Anlage zur Pressemitteilung Nr. 9/99 vom 22. Januar 1999

Artikel 2 ÄndG:

"(1) Dieses Gesetz tritt nach Maßgabe dieses Artikels am 30. April 1999 in Kraft.

(2) Die Amtszeit des nach dem Radio-Bremen-Gesetz vom 22. Juni 1993 (Brem.GBl. S. 197 - 225-b-1), das zuletzt durch Artikel 1 des Gesetzes vom 3. Februar 1998 (Brem.GBl. S. 27) geändert worden ist, gewählten Direktoriums endet mit Inkrafttreten dieses Gesetzes.

(3) Der Rundfunkrat wählt nach Artikel 1 Nr. 9 den Intendanten oder die Intendantin und danach auf Vorschlag dieses Intendanten oder dieser Intendantin die Direktoren oder Direktorinnen spätestens bis zum 30. April 1999. Der Intendant oder die Intendantin kann das Vorschlagsrecht nach Artikel 1 Nr. 9, soweit § 15 Abs. 3 S. 1 anzuwenden ist, auch vor dem Amtsantritt ausüben.

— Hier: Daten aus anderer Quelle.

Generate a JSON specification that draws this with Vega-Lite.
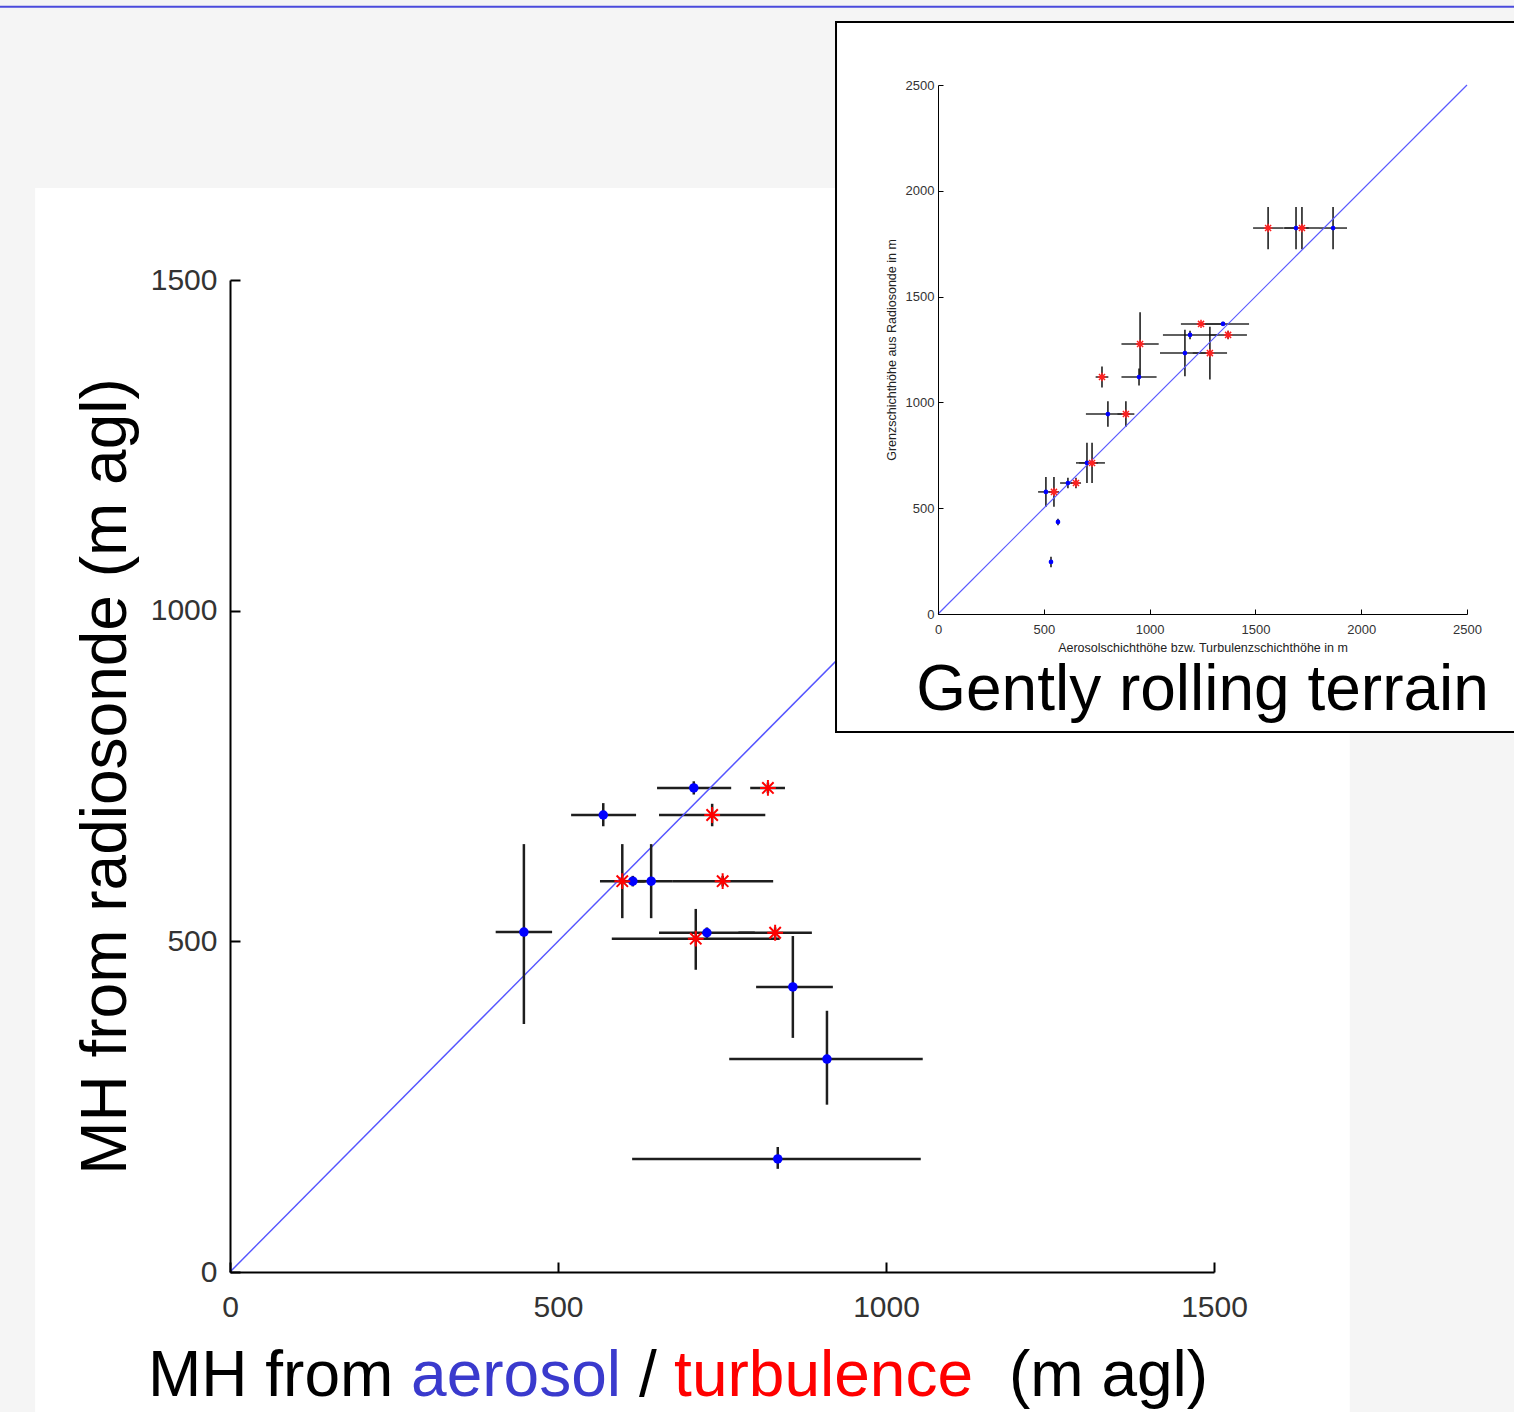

Soweit die nach Satz 1 Gewählten ihr Amt nicht bis zum 1. Mai 1999 antreten können, kann der Vorsitzende des Verwaltungsrats erforderlichenfalls mit einzelnen der nach Absatz 2 oder 4 bis 30. April 1999 amtierenden Amtsinhabern eine Verlängerung ihrer Amtsführung über den 30. April 1999 hinaus bis zum Amtseintritt vereinbaren.

(4) Soweit der Vertrag eines Mitglieds des Direktoriums vor Inkrafttreten dieses Gesetzes ausläuft, kann der Verwaltungsrat dessen Vertrag bis längstens zum 30. April 1999 verlängern.

(5) Betreffend Absätze 3 und 4 tritt das Gesetz am Tage nach der Verkündung in Kraft. Damit tritt § 15 Abs. 2 des in Absatz 2 genannten Gesetzes außer Kraft."